Smith's book, a classic in economic literature, extols the contributions of competition and specialization to material progress. And now we can begin to see connections between Smith's work and recent US economic progress. Deregulation and openness to trade enhance competition and specialization, as Smith knew, and apparently both contribute to technological progress. I would argue that it is competitive pressure, particularly, which encourages the adoption and adaptation of the new technologies essential to gains in the U.S. economy.
It thus appears that application of one of the oldest insights in economics helps to explain current developments. And as long as our commitment to competitive markets holds, I would think that the favorable path of productivity improvement could be sustained.
Let me elaborate further. In the current competitive, noninflationary environment, it has become clear to business that profits could be sustained only by restraining costs, a course of action vigorously pursued. Improved resource allocation, brought about both by technological progress and by the creative destruction that favors new industries, is at the heart of economic progress. Specialization, too, is promoted by foreign trade, and outsourcing is a domestic example of the phenomenon. Further, the US has permitted changes in industrial organization, through substantial merger and acquisition activity, to best exploit the new technology.
Given our performance, confidence in market-determined outcomes should be heightened. Despite occasional, and at times, significant disruptions, there should be little doubt that unrestricted flows of goods, labor, information, and financial capital are in the long-run interests of prosperity. Concern with international capital flows tends to rise when developing economies experience difficulties associated with capital outflows, but frequently such concern overlooks the constructive role foreign capital played in earlier development stages. Moreover, in the right institutional setting, market signals can curtail excessive risk-taking, thus helping to preclude outsized financial disruptions. I would go further, and argue that interference with market signals is frequently at the root of problems the unfettered market is alleged to create.
In heaping praise on Adam Smith and market forces, I do not mean to imply that there is no role for government in initiating and supporting economic prosperity. Indeed, government is important on two levels: that of macroeconomic policy and what I will broadly refer to as infrastructure. With regard, first, to macroeconomic policy, the objective should be to provide a stable financial environment in which the private sector can thrive.
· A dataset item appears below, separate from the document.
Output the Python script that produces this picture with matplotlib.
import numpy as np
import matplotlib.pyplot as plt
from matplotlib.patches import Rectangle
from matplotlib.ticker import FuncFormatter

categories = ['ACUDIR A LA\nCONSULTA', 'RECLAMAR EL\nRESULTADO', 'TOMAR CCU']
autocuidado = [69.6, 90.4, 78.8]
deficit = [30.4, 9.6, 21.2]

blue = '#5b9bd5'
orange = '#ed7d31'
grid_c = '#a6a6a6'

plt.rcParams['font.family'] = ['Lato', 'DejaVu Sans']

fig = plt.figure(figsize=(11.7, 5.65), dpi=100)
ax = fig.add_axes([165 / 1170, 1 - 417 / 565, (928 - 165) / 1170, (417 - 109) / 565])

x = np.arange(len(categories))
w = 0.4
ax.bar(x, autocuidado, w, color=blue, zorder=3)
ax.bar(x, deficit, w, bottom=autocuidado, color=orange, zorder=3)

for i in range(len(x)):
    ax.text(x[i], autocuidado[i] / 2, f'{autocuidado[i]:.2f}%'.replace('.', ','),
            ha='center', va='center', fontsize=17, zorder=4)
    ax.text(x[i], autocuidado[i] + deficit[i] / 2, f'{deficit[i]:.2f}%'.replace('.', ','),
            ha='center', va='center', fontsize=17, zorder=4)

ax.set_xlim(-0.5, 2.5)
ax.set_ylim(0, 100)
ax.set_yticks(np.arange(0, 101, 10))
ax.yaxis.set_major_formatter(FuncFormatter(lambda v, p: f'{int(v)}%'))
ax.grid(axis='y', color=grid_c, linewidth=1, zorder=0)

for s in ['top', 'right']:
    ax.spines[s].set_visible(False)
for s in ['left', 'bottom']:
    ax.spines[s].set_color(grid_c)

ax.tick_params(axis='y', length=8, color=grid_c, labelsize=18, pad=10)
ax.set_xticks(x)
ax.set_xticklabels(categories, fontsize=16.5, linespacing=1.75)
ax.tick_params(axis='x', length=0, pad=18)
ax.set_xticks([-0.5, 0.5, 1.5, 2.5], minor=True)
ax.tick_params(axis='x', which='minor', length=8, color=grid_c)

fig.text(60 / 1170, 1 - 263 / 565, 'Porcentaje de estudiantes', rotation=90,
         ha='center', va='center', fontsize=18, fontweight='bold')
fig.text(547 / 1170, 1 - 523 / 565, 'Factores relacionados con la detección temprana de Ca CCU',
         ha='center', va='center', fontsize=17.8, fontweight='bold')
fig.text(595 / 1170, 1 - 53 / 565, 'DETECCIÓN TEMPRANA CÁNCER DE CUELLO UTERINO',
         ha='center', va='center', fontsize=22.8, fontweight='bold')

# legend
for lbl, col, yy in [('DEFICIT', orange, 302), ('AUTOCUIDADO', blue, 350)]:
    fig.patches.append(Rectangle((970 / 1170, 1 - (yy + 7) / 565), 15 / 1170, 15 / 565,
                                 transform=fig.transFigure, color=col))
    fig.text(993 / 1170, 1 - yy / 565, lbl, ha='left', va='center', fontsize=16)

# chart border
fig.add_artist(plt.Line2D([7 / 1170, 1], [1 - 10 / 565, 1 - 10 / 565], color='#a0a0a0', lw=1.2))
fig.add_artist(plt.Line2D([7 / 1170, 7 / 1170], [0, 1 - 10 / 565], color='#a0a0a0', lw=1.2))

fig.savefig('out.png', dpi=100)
For the Federal Reserve and monetary policy, this prescription implies a policy designed to achieve and maintain low inflation, not because low inflation is an important stand-alone goal but because it is the most significant contribution monetary policy can make to sustained growth and prosperity. For fiscal policy at the national level that is, Federal tax and spending policy the prescription, recognizing that the US is a low saving economy, is to run a budget surplus so that private saving is enhanced with public-sector saving. Interestingly enough, it appears that the private sector has thrived as monetary and fiscal policies have approached their respective goals.
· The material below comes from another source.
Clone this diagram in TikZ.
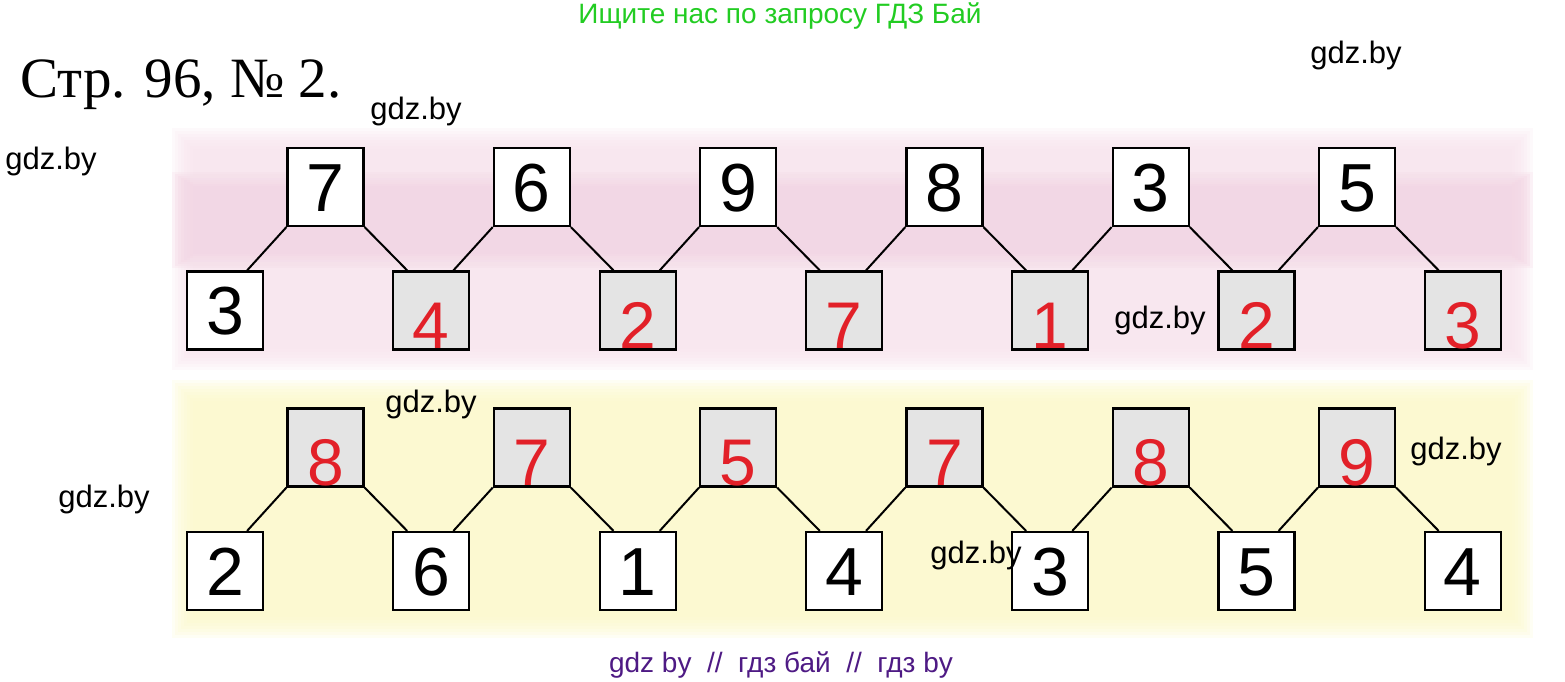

As far as the government and infrastructure is concerned, I am not just referring to the provision of highways, airports, and so forth, important though they may be. Rather, the government has a responsibility to establish and maintain the infrastructure required for a successful commercial society. That is, the government is responsible for protection of property rights, regulation and supervision of banks, establishment of accounting standards, enforcement of the rule of law, maintenance of the integrity of the credit decision making process, and so forth. As we have seen in East Asia, Eastern Europe, and South America, when this infrastructure is lacking financial disruption is virtually inevitable, and economic progress usually stalls, and perhaps falters, while the necessary infrastructure is put in place. Unfortunately, such adjustments frequently are accompanied by significant reductions in living standards, at least for some segments of the population.
It would also appear that infrastructure of the type I am emphasizing is essential to sustained technological progress. For business to make substantial investments in new technology, it must have confidence that it will be able to retain at least some of the rewards, hence the importance of property rights, rule of law, accurate accounting, and so forth. But this is not to say that infrastructure, in and of itself, is sufficient for economic progress. The fundamentals emphasized by Adam Smith are essential, as is the stable macroeconomic climate discussed earlier.
In concluding, let me summarize these thoughts about growth. We have a reasonable framework for analyzing growth, one that appropriately emphasizes labor productivity. Unfortunately, we know far less about productivity and its determinants than we would like. We know, however, that productivity depends in part on technological progress and that such progress goes hand in hand with developments that enhance competition and specialization, namely openness to foreign trade, deregulation, and so forth. We also suspect that governmentprovided infrastructure, in the sense used here, is important to technological progress, as is a stable macroeconomic environment. If we have identified (at least some of) the ingredients correctly, the outlook is positive for sustained, and relatively rapid, productivity improvement in our economy.